Meet

Jodi

Willunga High School in Adelaide

Jodi’s passion, enthusiasm, and commitment to personal development through fostering a growth mindset and service to others, has made her a powerhouse of student voice at Willunga High School in Adelaide. The year 11 student has created a project which ‘aims to bring Growth Mindset workshops into schools and create more awareness on the importance of a Growth Mindset in teaching and learning styles’. She says that providing these workshops ‘for staff, teachers and students creates a positive environment and promotes improvement in students’ work efforts and outlook on learning’.

Through a comprehensive process of student-led co-design, Jodi hopes that her project will provide a new perspective on learning - one centred around personal achievement, goal-setting, and self improvement, rather than a checkbox-style learning exercise which fails to prepare students for life beyond school. ‘I want to change the Mindset in the teaching and learning styles used in schools,’ Jodi says. ‘This requires educating both teachers and students on Growth Mindset and the importance of perseverance and hard work over intelligence and arbitrary standards.
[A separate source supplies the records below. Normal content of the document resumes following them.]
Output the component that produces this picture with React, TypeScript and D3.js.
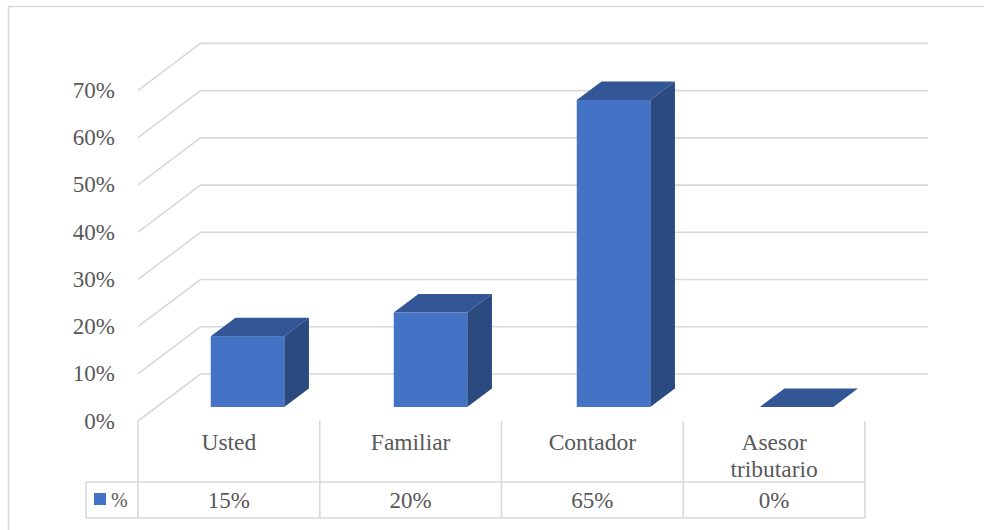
import React from "react";
import * as d3 from "d3";

const categories = ["Usted", "Familiar", "Contador", "Asesor tributario"];
const categoryLines = [["Usted"], ["Familiar"], ["Contador"], ["Asesor", "tributario"]];
const values = [15, 20, 65, 0];
const valueLabels = ["15%", "20%", "65%", "0%"];
const ticks = [0, 10, 20, 30, 40, 50, 60, 70];
const seriesName = "%";

const FONT = "'Liberation Serif', serif";
const GRID = "#d9d9d9";
const TEXT = "#595959";

export default function App() {
  const x = d3.scaleBand<string>().domain(categories).range([138, 865]);
  const barX = d3.scaleBand<string>().domain(categories).range([156, 888]);
  const y = d3.scaleLinear().domain([0, 70]).range([421, 90.4]);
  const depthX = 62.5;
  const depthY = 47;
  const barW = 73.5;
  const bdx = 24.7;
  const bdy = 18.5;

  return (
    <svg width={984} height={530} style={{ position: "absolute", left: 0, top: 0 }} fontFamily={FONT}>
      <rect x={0} y={0} width={984} height={530} fill="#fff" />
      <polyline points="8.5,530 8.5,6.5 984,6.5" fill="none" stroke={GRID} strokeWidth={1.6} />
      {ticks.map((t) => (
        <polyline
          key={t}
          points={`${x.range()[0]},${y(t)} ${x.range()[0] + depthX},${y(t) - depthY} 928,${y(t) - depthY}`}
          fill="none"
          stroke={GRID}
          strokeWidth={1.6}
        />
      ))}
      {ticks.map((t) => (
        <text key={t} x={115} y={y(t) + 7.5} fontSize={23} fill={TEXT} textAnchor="end">
          {t}%
        </text>
      ))}
      {categories.map((c, i) => {
        const cx = barX(c)! + barX.bandwidth() / 2;
        const x0 = cx - barW / 2;
        const x1 = x0 + barW;
        const base = y(0) - 14;
        const top = base - (y(0) - y(values[i]));
        return (
          <g key={c}>
            <polygon
              points={`${x1},${base} ${x1 + bdx},${base - bdy} ${x1 + bdx},${top - bdy} ${x1},${top}`}
              fill="#2a4a80"
            />
            <rect x={x0} y={top} width={barW} height={base - top} fill="#4472c4" />
            <polygon
              points={`${x0},${top} ${x0 + bdx},${top - bdy} ${x1 + bdx},${top - bdy} ${x1},${top}`}
              fill="#335696"
            />
          </g>
        );
      })}
      <g stroke={GRID} strokeWidth={1.6} fill="none">
        <line x1={86} x2={865} y1={482} y2={482} />
        <line x1={86} x2={865} y1={518} y2={518} />
        <line x1={86} x2={86} y1={482} y2={518} />
        {x.domain().map((c) => (
          <line key={c} x1={x(c)!} x2={x(c)!} y1={421} y2={518} />
        ))}
        <line x1={865} x2={865} y1={421} y2={518} />
      </g>
      {categories.map((c, i) => {
        const cx = x(c)! + x.bandwidth() / 2;
        const lines = categoryLines[i];
        return (
          <g key={c} fill={TEXT} textAnchor="middle">
            {lines.map((l, j) => (
              <text key={l} x={cx} y={450 + j * 27} fontSize={23.5}>
                {l}
              </text>
            ))}
            <text x={cx} y={508} fontSize={23}>{valueLabels[i]}</text>
          </g>
        );
      })}
      <rect x={94} y={493} width={12} height={12} fill="#4472c4" />
      <text x={111} y={507} fontSize={20} fill={TEXT}>{seriesName}</text>
    </svg>
  );
}
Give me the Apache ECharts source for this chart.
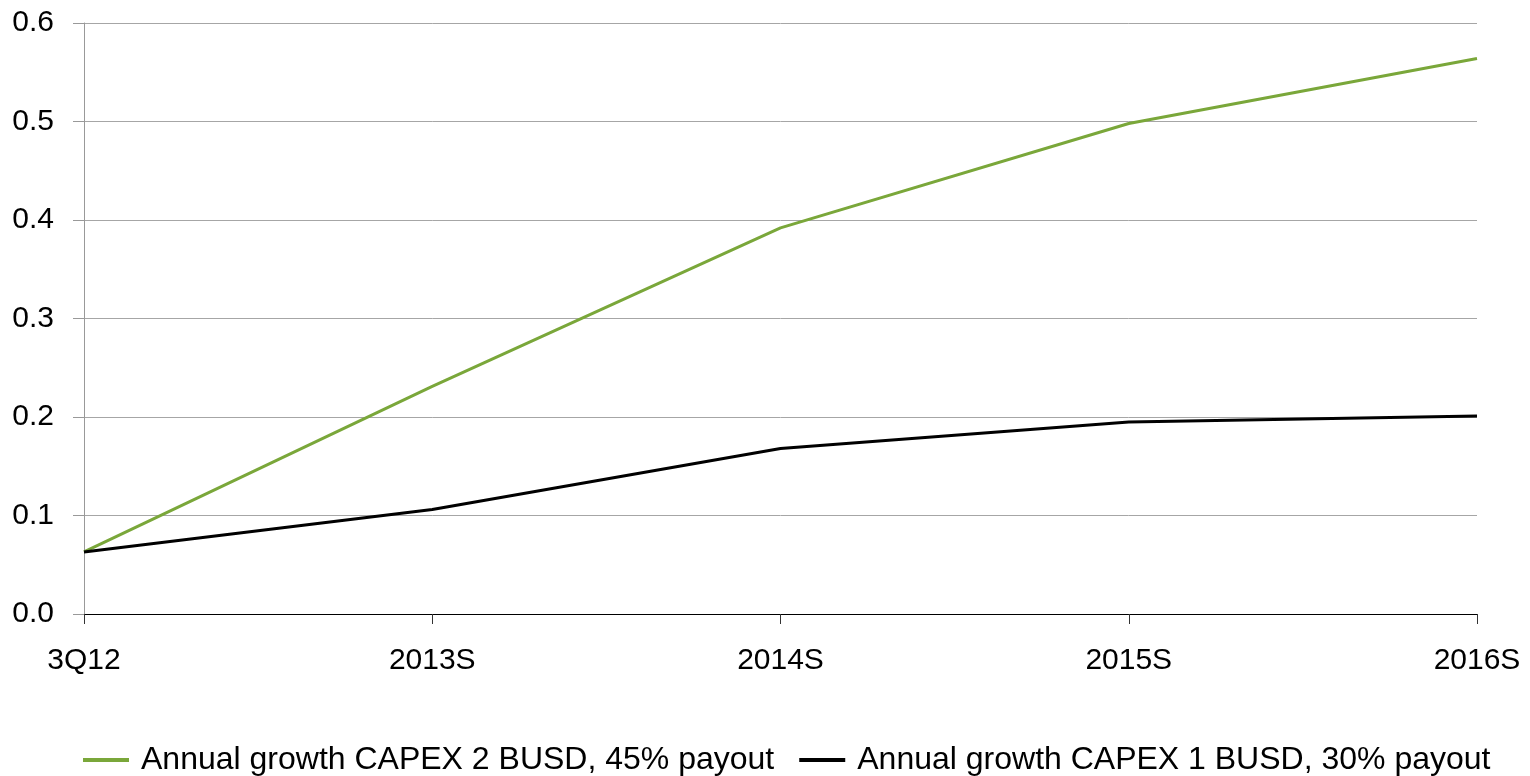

Creating an inspiring space where teachers are pushing students in a positive way, to not just achieve enough, but to aim for their best, is the goal I have for schools’. Jodi’s ambition, without doubt, makes her a thought-leader of her generation with high aspirations for the future. ‘I want to inspire people and become some sort of inspirational speaker,’ she says of her plans. ‘I want to be a leader and make a long lasting impact whether that’s working with children or some other area that I enjoy. I am open to anything and I’m excited to try things out’.

Jodi attended our Secondary Youth Leadership Conference and participated in the LeaderUp post event program. 

Youth Leadership Academy Australia’s very first post-event LeaderUp program saw some of Australia’s brightest young leaders come together to create an innovative solution to a problem they observed in their community. Throughout the ten-week program, students planned, organised, and proposed their projects to their schools, launching themselves into the process to create genuine, grassroots change.